Jouw hond heeft een eigen Instagrampagina. Ik heb geprobeerd dat te begrijpen, maar het is me niet gelukt.

“Het is nochtans heel eenvoudig: ik had de gewoonte om belachelijk veel foto’s van mijn hond op Instagram te zwieren en ik kreeg daar op een gegeven moment klachten over. Een vriend van me heeft me toen aangeraden om voor mijn hond een aparte pagina aan te maken. Dat heb ik gedaan. Nu is niemand nog kwaad op mij als ik wéér eens een hondenfoto post.”

Géén hondenfoto’s posten, is geen optie?

“Nee. Heb jij mijn hond eigenlijk al eens gezien?”

Ja.

“Dan begrijp je vast wel waarom ik foto’s van hem deel: hij is met voorsprong de schattigste hond ter wereld. (lacht) Kijk, ik wéét dat ik met die hondenfoto’s overdrijf. Maar dan ga ik maar door het leven als the crazy dog lady van VTM. Maakt mij echt geen hol uit. Ik zie die hond gewoon graag.”

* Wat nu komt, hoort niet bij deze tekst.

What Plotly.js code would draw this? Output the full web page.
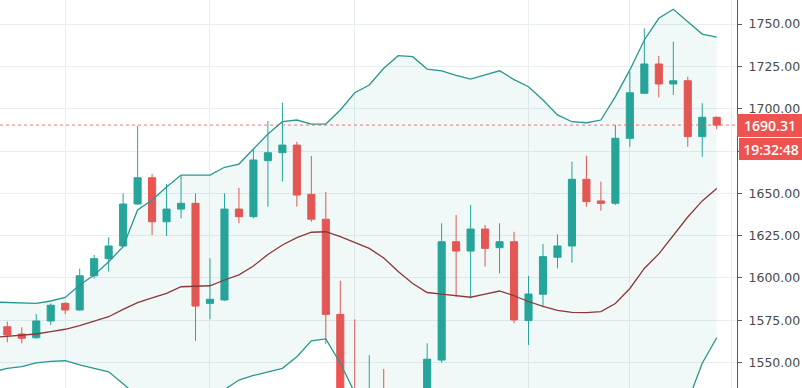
<!DOCTYPE html>
<html>
<head>
<meta charset="utf-8">
<script src="https://cdn.plot.ly/plotly-3.0.1.min.js"></script>
<style>html,body{margin:0;padding:0;background:#fff;}#chart{width:802px;height:388px;}</style>
</head>
<body>
<div id="chart"></div>
<script>
// Candles (index 0..49)
const open  = [1571.2,1566.9,1564.7,1574.6,1585.0,1581.1,1601.3,1611.4,1618.9,1643.7,
               1659.2,1633.2,1640.7,1644.1,1585.0,1587.0,1640.7,1636.2,1669.3,1674.0,
               1678.5,1649.4,1634.7,1578.5,1522.0,1510.0,1520.0,1510.0,1505.0,1515.0,
               1551.5,1621.4,1615.9,1628.9,1617.9,1621.4,1574.8,1590.4,1612.2,1618.9,
               1658.3,1645.5,1644.1,1682.5,1709.1,1726.4,1714.6,1716.5,1683.5,1694.9];
const high  = [1574.2,1570.9,1578.7,1585.0,1585.6,1605.5,1613.6,1624.0,1650.0,1689.8,
               1661.4,1655.5,1660.8,1650.0,1611.6,1650.0,1653.3,1675.6,1692.7,1703.5,
               1680.5,1672.1,1650.8,1598.4,1575.6,1554.5,1546.2,1530.0,1532.0,1561.4,
               1632.3,1637.2,1643.1,1631.3,1632.3,1627.3,1601.2,1620.1,1625.8,1668.7,
               1672.2,1656.9,1690.4,1721.8,1747.5,1731.1,1739.6,1718.9,1703.2,1695.5];
const low   = [1562.0,1561.4,1564.2,1572.2,1578.7,1580.6,1599.8,1603.7,1618.4,1643.2,
               1625.4,1624.8,1635.2,1562.9,1575.6,1586.5,1632.3,1635.2,1642.1,1656.9,
               1642.1,1633.2,1561.0,1515.0,1500.0,1495.0,1500.0,1490.0,1495.0,1505.0,
               1550.0,1588.9,1588.0,1606.7,1602.8,1573.2,1560.4,1582.7,1605.7,1609.0,
               1642.1,1639.7,1643.1,1677.5,1708.7,1706.7,1708.1,1677.5,1671.6,1687.8];
const close = [1566.3,1564.4,1574.6,1583.9,1581.1,1601.3,1611.4,1618.9,1643.7,1659.2,
               1633.2,1640.7,1644.1,1583.4,1587.4,1640.7,1636.2,1669.7,1674.0,1678.5,
               1649.0,1634.7,1578.5,1522.0,1510.0,1520.0,1510.0,1505.0,1515.0,1552.0,
               1621.4,1615.9,1628.9,1617.5,1621.4,1575.2,1590.5,1612.6,1618.9,1658.3,
               1645.1,1644.1,1682.5,1709.4,1726.4,1714.6,1716.5,1683.5,1694.9,1690.31];

// Bollinger bands (index -1..49)
const bbUpper = [1585.8,1585.4,1585.0,1585.0,1586.4,1588.5,1595.8,1601.8,1609.6,1618.5,1640.2,
                 1646.1,1653.7,1660.8,1660.8,1660.8,1665.4,1667.3,1676.2,1685.0,1692.3,
                 1693.3,1690.9,1690.9,1699.2,1709.4,1714.0,1723.9,1731.3,1730.7,1723.4,
                 1722.3,1719.7,1717.5,1719.9,1722.4,1717.2,1713.0,1705.1,1696.3,1692.3,
                 1691.7,1693.3,1707.1,1722.9,1740.6,1753.4,1758.7,1751.4,1744.1,1742.2];
const bbMiddle = [1564.8,1565.4,1566.0,1566.9,1568.3,1569.7,1571.8,1574.3,1577.1,1581.4,1585.4,
                  1588.2,1590.9,1594.8,1595.1,1595.4,1598.8,1601.8,1607.1,1613.9,1619.5,
                  1623.8,1627.0,1627.3,1624.4,1620.8,1617.5,1611.8,1603.8,1596.7,1591.4,
                  1590.5,1589.6,1588.6,1590.4,1592.3,1589.5,1586.1,1583.2,1580.8,1579.7,
                  1579.5,1580.1,1584.9,1593.8,1605.6,1614.2,1625.1,1636.0,1645.5,1652.9];
const bbLower = [1544.4,1546.6,1547.6,1549.9,1550.7,1551.1,1548.6,1546.6,1544.6,1537.5,1530.0,
                 1526.0,1527.0,1528.5,1529.4,1530.0,1534.0,1539.7,1542.4,1544.4,1546.6,
                 1553.5,1562.9,1564.0,1549.6,1532.2,1521.0,1499.7,1476.3,1462.7,1459.4,
                 1458.7,1459.5,1459.7,1460.9,1462.2,1461.8,1459.2,1461.3,1465.3,1467.1,
                 1467.3,1466.9,1462.7,1464.7,1470.6,1475.0,1491.5,1527.0,1549.6,1564.7];

// 1675.00 is hidden behind the countdown label in the reference
const yTicks = [1550, 1575, 1600, 1625, 1650, 1675, 1700, 1725, 1750];
const yTickText = ['1550.00','1575.00','1600.00','1625.00','1650.00','','1700.00','1725.00','1750.00'];
const sessionBreaks = [4, 14, 24, 36, 43, 50];
const lastPrice = 1690.31;
const lastPriceText = '1690.31';
const countdownText = '19:32:48';

const candleX = open.map((_, i) => i);
const bandX = bbUpper.map((_, i) => i - 1);

const GREEN = '#26a69a', RED = '#ef5350', BAND = '#27988f', BASIS = '#8c3838';

const traces = [
  {type:'scatter', mode:'lines', x:bandX, y:bbUpper, line:{color:BAND, width:1.3}, hoverinfo:'skip', showlegend:false},
  {type:'scatter', mode:'lines', x:bandX, y:bbLower, line:{color:BAND, width:1.3}, fill:'tonexty',
   fillcolor:'rgba(38,150,143,0.065)', hoverinfo:'skip', showlegend:false},
  {type:'scatter', mode:'lines', x:bandX, y:bbMiddle, line:{color:BASIS, width:1.3}, hoverinfo:'skip', showlegend:false},
  {type:'candlestick', x:candleX, open:open, high:high, low:low, close:close,
   increasing:{line:{color:GREEN, width:1}, fillcolor:GREEN},
   decreasing:{line:{color:RED, width:1}, fillcolor:RED},
   whiskerwidth:0, hoverinfo:'skip', showlegend:false}
];

const layout = {
  width:802, height:388,
  margin:{l:0, r:65, t:0, b:0, pad:0},
  paper_bgcolor:'#ffffff', plot_bgcolor:'#ffffff',
  showlegend:false,
  xaxis:{range:[-0.504, 50.4], tickvals:sessionBreaks, showticklabels:false, ticks:'',
         showgrid:true, gridcolor:'#e7eef4', gridwidth:1, zeroline:false, showline:false,
         rangeslider:{visible:false}, fixedrange:true},
  yaxis:{side:'right', range:[1535.0, 1764.2], tickvals:yTicks, ticktext:yTickText,
         showgrid:true, gridcolor:'#e7eef4', gridwidth:1, zeroline:false,
         showline:true, linecolor:'#5a5a5a', linewidth:1,
         ticks:'outside', ticklen:4, tickcolor:'#5a5a5a', tickwidth:1,
         tickfont:{family:'DejaVu Sans, sans-serif', size:12.5, color:'#4a4a4a'},
         ticklabelstandoff:4, fixedrange:true},
  shapes:[
    {type:'line', xref:'paper', x0:0, x1:1, yref:'y', y0:lastPrice, y1:lastPrice,
     line:{color:'rgba(239,83,80,0.8)', width:1, dash:'dot'}, layer:'above'}
  ],
  annotations:[
    {xref:'paper', x:1, xanchor:'left', yref:'y', y:lastPrice, yanchor:'middle',
     text:lastPriceText, showarrow:false, bgcolor:RED, borderwidth:0, borderpad:0,
     width:66, height:23, align:'center',
     font:{family:'Open Sans, sans-serif', size:14, color:'#ffffff', weight:600}},
    {xref:'paper', x:1, xanchor:'left', xshift:1.5, yref:'y', y:lastPrice, yanchor:'middle', yshift:-23.5,
     text:countdownText, showarrow:false, bgcolor:RED, borderwidth:0, borderpad:0,
     width:64, height:22, align:'center',
     font:{family:'Open Sans, sans-serif', size:14, color:'#ffffff', weight:600}}
  ]
};

Plotly.newPlot('chart', traces, layout, {displayModeBar:false, staticPlot:true});
</script>
</body>
</html>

Tot slot: waarom vroeg Peter Van de Veire je om hem een collega te noemen in plaats van een vriend?

(gespeeld verontwaardigd) “Omdat Peter Van de Veire geen hart heeft en het niet aankan om mensen emotioneel toe te laten in zijn leven. Zelfs nu ik voor VTM werk, mag ik hem nog geen vriend noemen: ex-collega, moet ik nu zeggen. Ik begin ernstig rekening te houden met de mogelijkheid dat Peter mijn vriend helemaal niet wíl zijn. Ik troost me maar met de gedachte dat hij eigenlijk ook veel te oud is om met mij bevriend te kunnen zijn. (na een korte stilte) Ter attentie van de journalisten die nu overwegen om dit stukje uit je interview te kopiëren en er de kop ‘Van den Steen haalt uit naar Van de Veire’ boven te zetten: het is maar om te lachen, lieverds. Om te láchen.”

Ze voegt de daad bij het woord, neemt afscheid en rijdt terug naar huis en hond. Een paar dagen later gaat ze tijdens een Instagram Live-sessie in het kader van Rode Neuzen Dag in gesprek met Vlaamse jongeren. Aan een zwart meisje dat verslag uitbrengt over haar ervaringen met racisme, vraagt ze, een en al maturiteit: ‘Hoe kunnen wij, witte mensen, jou helpen?’ De sidekick in haar is nergens meer te bespeuren. Misschien heeft ze hem aan de rekwisietenafdeling van de VRT geschonken.